The brothers Tyrell both faced the now standing magic practitioner as his still burning hand burned a hole in his own trousers, a sick crackling sound echoing in the dark as Willas could've sworn he saw something happen to his leg before the bastard's posture straightened and his expression lost that pained edge to it.
He walked forward, a now identical hole burned in his own trousers even as Loras slowly crept closer with an expression that spoke to how much he couldn't yet wanted to believe what his eyes were telling him.
Grey eyes met brown and green in turn.
"I have shown you the strength of my word Ser Loras." Jon Snow said quietly.
"All I ask is that you in turn show me the strength of yours." He said.
Loras could only nod dumbly for a few moments before shaking himself a small amount and holding his right hand out, an intense expression of scrutiny and gratefulness mixed on his face.
"Of that you should hold no doubt." He said as Snow clasped his younger brother's hand. They shook only briefly before simultaneously letting go. The northern bastard nodded once before giving some parting words of warning that they'd been followed by what appeared to be a couple of smallfolk urchins. He told them that they were likely gone now but that he and Loras should probably avoid being seen if they wished to truly avoid scrutiny.
Willas returned to the manse in a daze alongside his brother, almost unable to comprehend how completely his life had changed over the course of one midnight rendezvous.

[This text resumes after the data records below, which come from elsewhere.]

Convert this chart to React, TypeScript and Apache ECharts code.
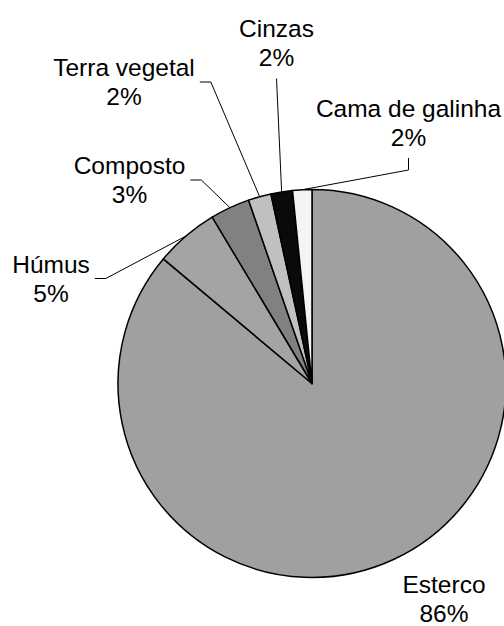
import React, { useEffect, useRef } from "react";
import * as echarts from "echarts";

const categories = ["Esterco", "Húmus", "Composto", "Terra vegetal", "Cinzas", "Cama de galinha"];
const values = [86.1, 5.3, 3.3, 1.9, 1.8, 1.6];
const colors = ["#a0a0a0", "#a4a4a4", "#818181", "#c0c0c0", "#0a0a0a", "#f4f4f4"];

// label block centres and leader style (layout only)
const labelPos: { x: number; y: number; side: "none" | "right" | "bottom" | "straight" }[] = [
  { x: 444, y: 599, side: "none" },
  { x: 51, y: 278.5, side: "right" },
  { x: 129.5, y: 180, side: "right" },
  { x: 124, y: 82, side: "right" },
  { x: 276.5, y: 42.5, side: "straight" },
  { x: 408.5, y: 123, side: "bottom" },
];

export default function App() {
  const ref = useRef<HTMLDivElement>(null);
  useEffect(() => {
    if (!ref.current) return;
    const chart = echarts.init(ref.current, null, { renderer: "svg" });
    chart.setOption({
      animation: false,
      backgroundColor: "#ffffff",
      series: [
        {
          type: "pie",
          center: [312, 383.5],
          radius: 194,
          startAngle: 90,
          clockwise: true,
          avoidLabelOverlap: false,
          itemStyle: { borderColor: "#000", borderWidth: 1.5 },
          label: {
            show: true,
            position: "outside",
            formatter: (p: any) => `${p.name}\n${Math.round(p.percent)}%`,
            fontFamily: "'Liberation Sans', Arial, sans-serif",
            fontSize: 24.5,
            lineHeight: 29,
            color: "#000",
            align: "center",
          },
          labelLine: {
            show: true,
            length: 15,
            length2: 10,
            lineStyle: { color: "#000", width: 1 },
          },
          labelLayout: (params: any) => {
            const lp = labelPos[params.dataIndex];
            const w = params.labelRect.width;
            const h = params.labelRect.height;
            const res: any = { x: lp.x, y: lp.y, align: "center", verticalAlign: "middle" };
            const pts = params.labelLinePoints;
            if (pts && pts.length && lp.side !== "none") {
              const a = pts[0];
              if (lp.side === "right") {
                const s = [lp.x + w / 2 + 5, lp.y];
                res.labelLinePoints = [a, [s[0] + 11, s[1]], s];
              } else if (lp.side === "bottom") {
                const s = [lp.x, lp.y + h / 2 + 6];
                res.labelLinePoints = [a, [s[0], s[1] + 12], s];
              } else {
                const s = [lp.x, lp.y + h / 2 + 7];
                res.labelLinePoints = [a, s];
              }
            }
            return res;
          },
          data: categories.map((name, i) => ({
            name,
            value: values[i],
            itemStyle: { color: colors[i] },
            labelLine: { show: i !== 0 },
          })),
        },
      ],
    });
    return () => chart.dispose();
  }, []);
  return (
    <div
      ref={ref}
      style={{ position: "absolute", left: 0, top: 0, width: 504, height: 626 }}
    />
  );
}
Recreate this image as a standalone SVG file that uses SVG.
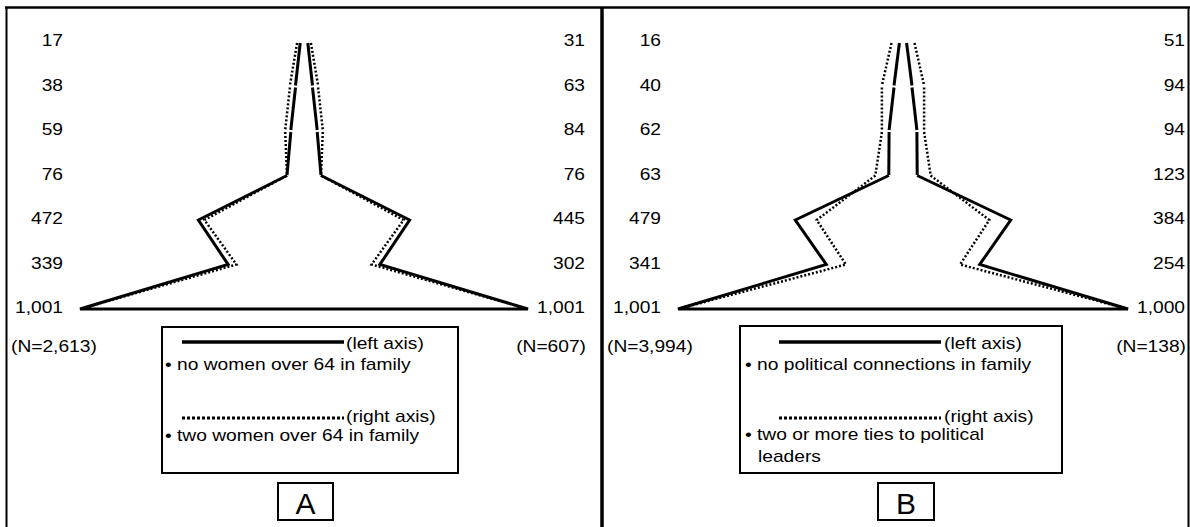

When they were safely behind the walls of the manse, Loras abruptly said that he would be sending their retinue home on the morrow. The eldest Tyrell asked why in a startled tone, only for his young brother to tell him with shining eyes that it wouldn't do for his favored squire to deprive his family of the news that his ailment had been lifted.
Willas couldn't fault his brother's wish to share their recent good fortune even if it had only just begun to sink in for himself. As he slipped beneath the covers that night, he couldn't prevent the smile that lit his face when he looked upon the simple wooden cane that he'd carefully placed beneath the window when they'd come back from the Dragon Pits. A reminder of pain that had once seemed so daunting now overcome by the willful magic of a northern bastard he'd never even known about before this tourney.
As Willas closed his eyes to sleep for the night, he wondered whether their joy at his rejuvenated leg would prevent his sister and grandmother from explaining how foolhardy he'd been to come here on a whim.
A/N: Not dead. Just real life being...real life.